Čale, Morana.
(2012).
From the margins: studying (a ‘minor’ national)
literature in the age of techno-bureaucratic
domination.
Umjetnost riječi : časopis za znanost o književnosti, 56(3-4).
pp. 183-202.
ISSN 0503-1853
Abstract
The question of how to study the texts of a ‘peripheral’ and thus multiply ‘belated’ literature such as Croatian is examined in relation to the growing marginalization of literary studies, insofar as their crisis is homologous to the decline of the symbolic authority, autonomy and sovereignty undergone by the institutions to which literary studies are subordinated, i.e., respectively, the humanities in general, the university, and the nation-state.

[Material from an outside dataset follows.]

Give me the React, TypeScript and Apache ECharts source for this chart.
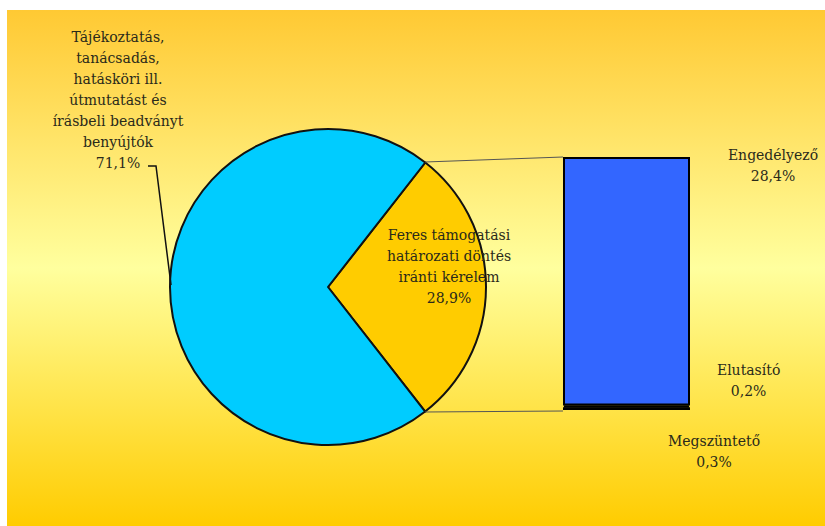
import React, { useEffect, useRef } from "react";
import * as echarts from "echarts";

const pieNames = [
  "Feres támogatási\nhatározati döntés\niránti kérelem",
  "Tájékoztatás,\ntanácsadás,\nhatásköri ill.\nútmutatást és\nírásbeli beadványt\nbenyújtók",
];
const pieValues = [28.9, 71.1];
const pieColors = ["#FFCC00", "#00CCFF"];

const barNames = ["Megszüntető", "Elutasító", "Engedélyező"];
const barValues = [0.3, 0.2, 28.4];
const barColors = ["#000000", "#000000", "#3366FF"];

const fmt = (v: number) => v.toFixed(1).replace(".", ",") + "%";

const FONT = "DejaVu Serif";
const TEXT = "#2a2a1a";

export default function App() {
  const ref = useRef<HTMLDivElement>(null);
  useEffect(() => {
    if (!ref.current) return;
    const chart = echarts.init(ref.current, null, { renderer: "svg" });

    const barLabelPos: Record<string, number[]> = {
      Engedélyező: [210, 8],
      Elutasító: [186, -25],
      Megszüntető: [151, 44],
    };

    const labelLayoutPos = [
      { x: 449, y: 266 },
      { x: 118, y: 100 },
    ];

    chart.setOption({
      animation: false,
      backgroundColor: "#ffffff",
      graphic: [
        {
          type: "rect",
          z: -10,
          shape: { x: 7, y: 10, width: 818, height: 516 },
          style: {
            fill: new echarts.graphic.LinearGradient(0, 0, 0, 1, [
              { offset: 0, color: "#FFC933" },
              { offset: 0.5, color: "#FFFF9E" },
              { offset: 1, color: "#FFCC00" },
            ]),
          },
        },
        {
          type: "line",
          z: 10,
          shape: { x1: 425, y1: 162, x2: 563, y2: 157 },
          style: { stroke: "#555", lineWidth: 1 },
        },
        {
          type: "line",
          z: 10,
          shape: { x1: 425, y1: 412, x2: 563, y2: 411 },
          style: { stroke: "#555", lineWidth: 1 },
        },
        {
          type: "polyline",
          z: 10,
          shape: { points: [[148, 166], [156, 166], [171, 285]] },
          style: { stroke: "#111", lineWidth: 1.5, fill: null },
        },
      ],
      grid: { left: 563, width: 127, top: 157, bottom: 116 },
      xAxis: { type: "category", data: ["x"], show: false },
      yAxis: { type: "value", min: 0, max: 28.9, show: false },
      series: [
        {
          type: "pie",
          center: [328, 287],
          radius: 158,
          startAngle: 52,
          clockwise: true,
          avoidLabelOverlap: false,
          itemStyle: { borderColor: "#111", borderWidth: 2 },
          label: {
            show: true,
            position: "inside",
            formatter: (p: any) => p.name + "\n" + fmt(p.value),
            fontFamily: FONT,
            fontSize: 14,
            lineHeight: 21,
            color: TEXT,
            align: "center",
          },
          labelLine: { show: false },
          labelLayout: (p: any) => ({
            x: labelLayoutPos[p.dataIndex].x,
            y: labelLayoutPos[p.dataIndex].y,
            align: "center",
            verticalAlign: "middle",
          }),
          emphasis: { disabled: true },
          data: pieNames.map((n, i) => ({
            name: n,
            value: pieValues[i],
            itemStyle: { color: pieColors[i] },
          })),
        },
        ...barNames.map((n, i) => ({
          type: "bar",
          name: n,
          stack: "s",
          barWidth: "100%",
          data: [barValues[i]],
          itemStyle: {
            color: barColors[i],
            borderColor: "#000",
            borderWidth: barColors[i] === "#000000" ? 2.5 : 2,
          },
          label: {
            show: true,
            position: barLabelPos[n],
            align: "center",
            verticalAlign: "middle",
            formatter: () => n + "\n" + fmt(barValues[i]),
            fontFamily: FONT,
            fontSize: 14,
            lineHeight: 21,
            color: TEXT,
          },
        })),
      ],
    });
    return () => chart.dispose();
  }, []);
  return (
    <div
      ref={ref}
      style={{ position: "fixed", left: 0, top: 0, width: 825, height: 526 }}
    />
  );
}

In fact, each of the mentioned institutional levels framing literary studies is gradually being shaped by and assimilated to the dominant structures typical of the globalized economic liberalism, in such a way as to make up a hierarchy in which the least marketable institution is regarded as indebted and parasitic to its superior others. As the humanities, overpowered by the social sciences, tend to promote sociology and economy in their epistemological metadisciplines, while obliterating the legacy of Kant’s Third Critique, a sort of methodological ‘realism’ is being imposed on literary research. This epistemological framework, inconsistent with the very character of literature as a domain of ‘as if’, threatens to suppress literary scholarship and to replace it by cultural studies, currently the most influential academic field of the humanities, which informs also the prominent endeavours at fostering the projects of European or world literature. On the other hand, literary studies in Croatia are facing also the opposite request, made by the state bureaucracy in charge of research financing, to enhance symbolically the idea of national identity, which risks entailing an autarchic historization of literature and an alternative local canonization of literary works. Keeping in mind that there cannot be a sharp opposition between bordering entities, and thus neither between a thoroughly autonomous realm of the aesthetic and that of (political) economy, both being bound up in the parergonal structure of ‘economimesis’ (Derrida), a contention is put forward according to which a marginal literature could not benefit from any of the cited heteronomous critical approaches. Instead, a performative interpretation of singular literary texts, able to measure up to the standards of the Western canon, is pleaded for.